(1831–April 14, 1891)
–suffragist and philanthropist—was born in London and came to the United States as a young girl. In 1853 in Saratoga, New York, she married James Savery, an inveterate speculator and businessman. In April 1854 they settled in Des Moines, which then had a population of about 1,500. James Savery purchased the Marvin House, a log hotel on Third Street, which Annie Savery managed. The busy hotel helped her husband establish a fortune in real estate. In 1862 James Savery opened a new hotel, the Savery, and by 1870 the couple's real estate had increased in value from $10,000 to $250,000 (more than $3.5 million in today's dollars).
Largely self-educated, Annie Savery read avidly and widely, taught herself to read and speak French, and was a lifelong student of religious thought. She developed her personal library into what many considered the finest in Iowa, and she made her home in Des Moines an intellectual and social center of the community. Savery was often described by friends and in the press as a person of sharp wit and brilliant conversational abilities, and of a kind and generous character. Savery donated funds to the Des Moines Library, established a scholarship program for women at Iowa College (now Grinnell College), initiated reform of the pestilent conditions at the county jail, and became a partner in a large beekeeping operation to demonstrate its potential as a path for women's economic independence.
Savery's most notable contributions, however, began in the late 1860s when she became involved in the woman suffrage movement, mostly in Iowa. She gave her first suffrage speech in January 1868 in Des Moines. A notice in an 1868 issue of the Revolution, Elizabeth Cady Stanton and Susan B. Anthony's women's rights newspaper, thanked Savery for promoting the paper. Savery was a founding officer (corresponding secretary) in the state suffrage organization and helped establish the first woman suffrage society in Polk County in 1870. She served on the executive committee of the National Woman Suffrage Association (NWSA) during the 1870s.

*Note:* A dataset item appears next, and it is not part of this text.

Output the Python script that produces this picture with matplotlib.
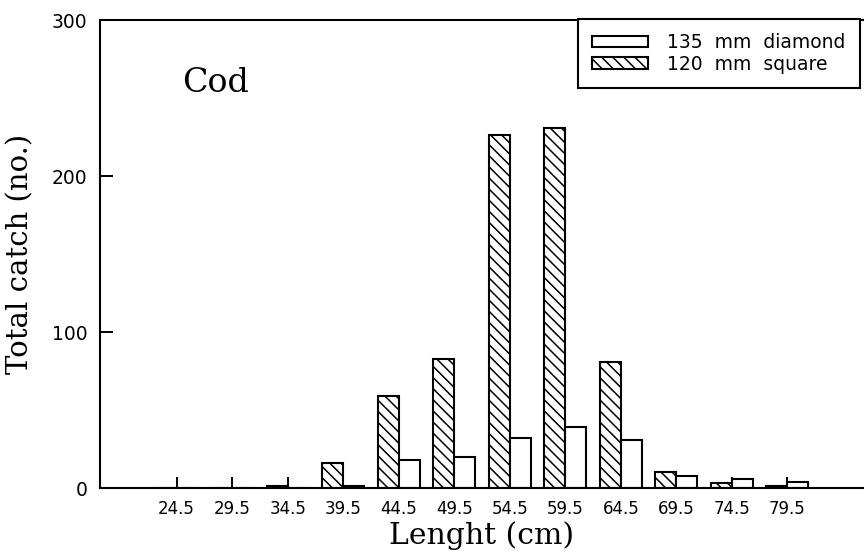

Savery's commitment to women's rights and her abilities as a suffragist were tested in 1871 when a scandal broke in the national press about a prominent NWSA ally. Elizabeth Cady Stanton and Susan B. Anthony had joined forces with Victoria Woodhull, a charismatic, wealthy proponent of women's rights whose unconventional personal life and radical ideas on women's sexual freedom put the NWSA under a political cloud. The Woodhull scandal stalled the nascent Iowa suffrage movement. Conservative voices within the movement attempted to purge it of everyone who would not denounce free love. Many new, local suffrage societies bowed to public pressure, denounced Woodhull, and were cowed into silence.
Savery, however, refused to be intimidated by erstwhile friends in the movement or opponents outside of it. An excellent public speaker and writer, Savery emerged as the acknowledged leader of the suffrage movement in Iowa during that dark period because she responded to critics with suffrage arguments that revealed a sharp, creative, unconventional intellect. In speeches, letters to the press, and floor debates during suffrage meetings, she insisted that the women's movement include all who believed in women's rights regardless of their opinions on divorce, free love, marriage, or any other political or moral position. She scoffed at her critics' smear campaign, calling free love a "scarecrow."Savery established a network of contacts and friends in the larger national movement, corresponding with Lucy Stone, Isabella Beecher Hooker, Elizabeth Cady Stanton, and Susan B. Anthony, and developing a close personal friendship with fellow Iowans and veteran suffragist and political activists Amelia Bloomer and Elizabeth Boynton Harbert.
Nonetheless, Savery was outmaneuvered by her opponents within the suffrage movement. In 1872 the state legislature debated a woman suffrage bill that had been passed in 1870. If passed a second time in the legislature, the bill would go to the electorate for a vote. Savery was determined that the suffrage movement would be heard. She and fellow Des Moines suffragist Elizabeth Boynton Harbert petitioned to speak before the legislature, but Savery's opponents in the Polk County Suffrage Association lobbied successfully to keep her and Harbert off the senate floor. Without concerted support from the suffrage movement, the woman suffrage bill lost any hope of passing the 1872 legislative session. Iowa women would not see a suffrage bill submitted to a popular vote until 1916.
With that defeat, Savery ended her formal suffrage work in Iowa, and the state leadership passed to the conservative suffragists who had denounced Woodhull. Savery turned to other interests, including her beekeeping enterprise and occasional political reporting for the Des Moines Register during her annual residency in Washington, D.C.
A strong and clear thinker, Savery faced several periods of relative poverty during her adult life (due to her husband's ultimately unsuccessful career in real estate investment) and a long, debilitating decline in health because of heart trouble with characteristic cheer and courage. In the 1880s she embraced Theosophy, a rationalistic creed of pantheism. She died in New York City in 1891.
Sources include Louise R. Noun, Strong-Minded Women: The Emergence of the Woman-Suffrage Movement in Iowa (1969); and Louise R. Noun, with Rachel E. Bohlmann, Leader and Pariah: Annie Savery and the Campaign for Women's Rights in Iowa, 1868–1891 (2002).